相続税対策の目玉ともいえる「生前贈与」ですが、2024年1月から贈与税の計算方法が大きく変わりました。本記事では、相続専門の公認会計士・税理士として活躍する石倉英樹氏が、著書『税金のことが全然わかっていないド素人ですが、相続税って結局どうすればいいのか教えてください!』(すばる舎)から、今回の変更ポイントについてわかりやすく解説します。

暦年課税の加算対象期間が3年から最大7年に変更

暦年課税とは、個人が1月1日から12月31日までの1年間に贈与された財産の合計額をもとに贈与税を計算する方法です。なお、贈与税には年間110万円の基礎控除があります。よって、個人が1年間に受け取った贈与額の合計が基礎控除額の110万円を超えなければ、贈与税はかかりません。複数の人から贈与を受けた場合も同様です。

 

暦年課税による生前贈与の加算対象期間とは、相続開始前の「一定期間内」に生前贈与を受けた場合は「相続財産」とみなして、相続税の課税価格に加算するというものです。つまり、相続が開始したら、相続財産に生前贈与された一定期間の財産をプラスして「相続税をかける」ということです。

 

2023年12月31日までは暦年課税で生前贈与を受けた場合、相続開始前の3年以内に贈与された財産のみが相続税の課税価格に加算されていました。それが2023年度の税制改正によって、2024年1月1日以降に受けた贈与は、生前贈与の加算対象期間が相続開始前の「3年以内」から段階的に「7年以内」に変更されています。

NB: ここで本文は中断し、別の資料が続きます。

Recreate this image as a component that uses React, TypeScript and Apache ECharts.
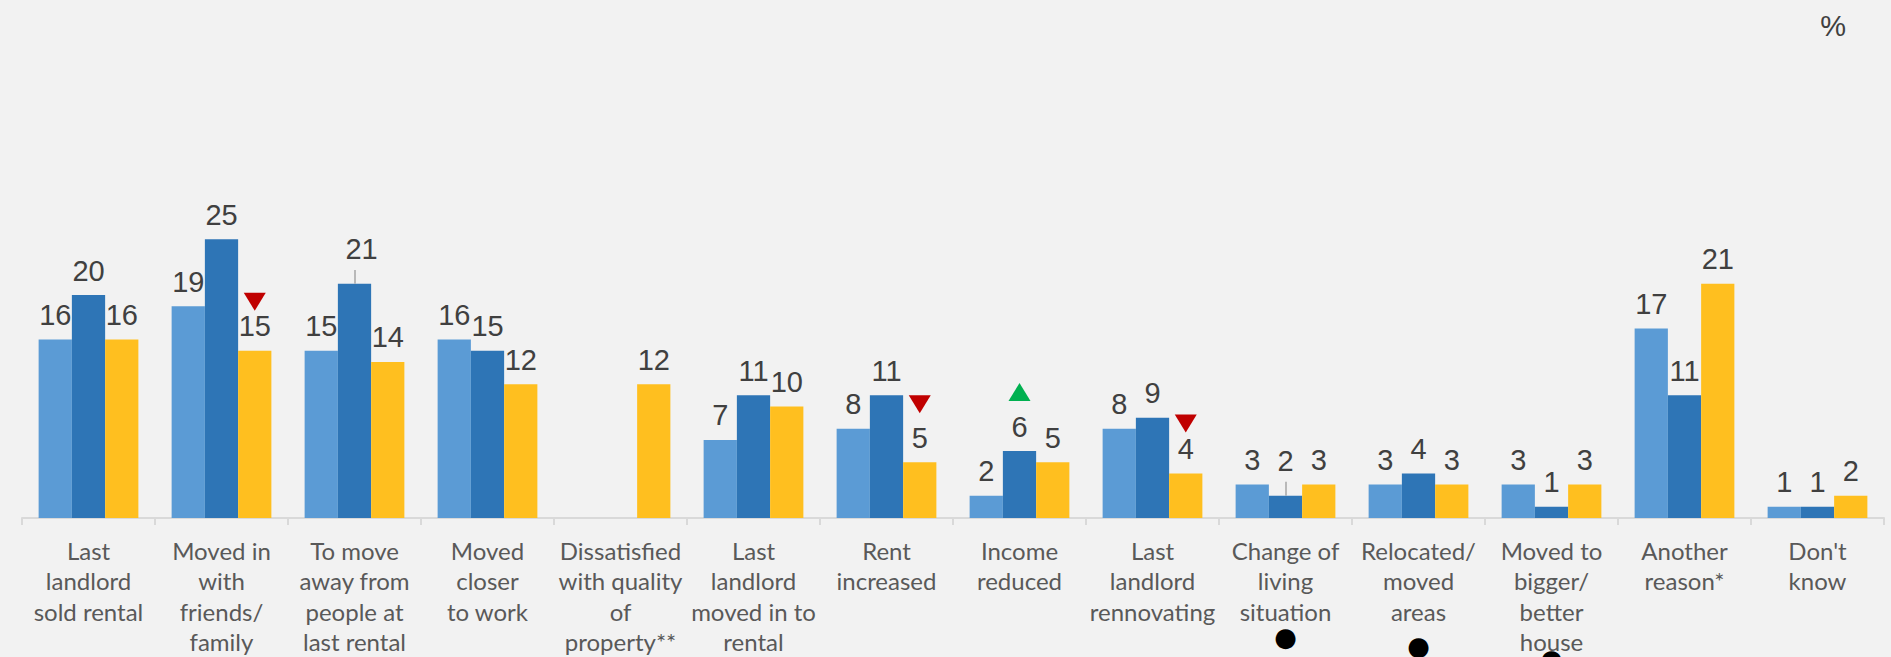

なお、この改正で相続開始前3年間の生前贈与は相続税の課税価格に加算されますが、さらにそれ以前の4年間の生前贈与に関しては、100万円を控除した残額を相続税の課税価格に加えます。

 

[図表1]

生前贈与の加算対象期間は段階的に変わる

生前贈与の加算対象期間は2024年1月1日から「7年間」に変更され、亡くなった時期によって、生前贈与にかかる加算対象期間は段階的に変わります。具体的な亡くなった時期と生前贈与の加算対象期間は次のようになります。

 

[図表2]

 

なお、生前贈与の加算対象になる人は、生前に贈与を受けた相続人と受遺者のみです。生前に贈与を受けていても、財産を相続しない人は生前贈与の加算対象になりません。

暦年課税の生前贈与は早めにしないと節税効果が薄れる

暦年課税の生前贈与の加算対象期間が7年以内へ変更になったことで、相続税の課税対象が広がりました。これは、事実上の増税策ともいえます。よって、暦年課税による生前贈与の節税対策をする場合は、なるべく早めに行わないと、節税の意味がなくなってしまいます。


ここで注目したい、2024年1月1日以降の暦年課税による主な節税対策は、孫や子供の配偶者への贈与です。

 

生前贈与の加算対象になる人は相続人と受遺者など遺産を相続した人のみです。よって、孫や子供の配偶者は通常相続人ではないので、贈与しても生前贈与の加算対象にはなりません。

 

ただし、孫が代襲相続人で相続している場合や、亡くなった人の遺言で孫や子供の配偶者が相続財産を受け取っている場合、または孫が生命保険金の受取人になっている場合などは、孫や子供の配偶者も生前贈与の加算対象になるため、注意が必要です。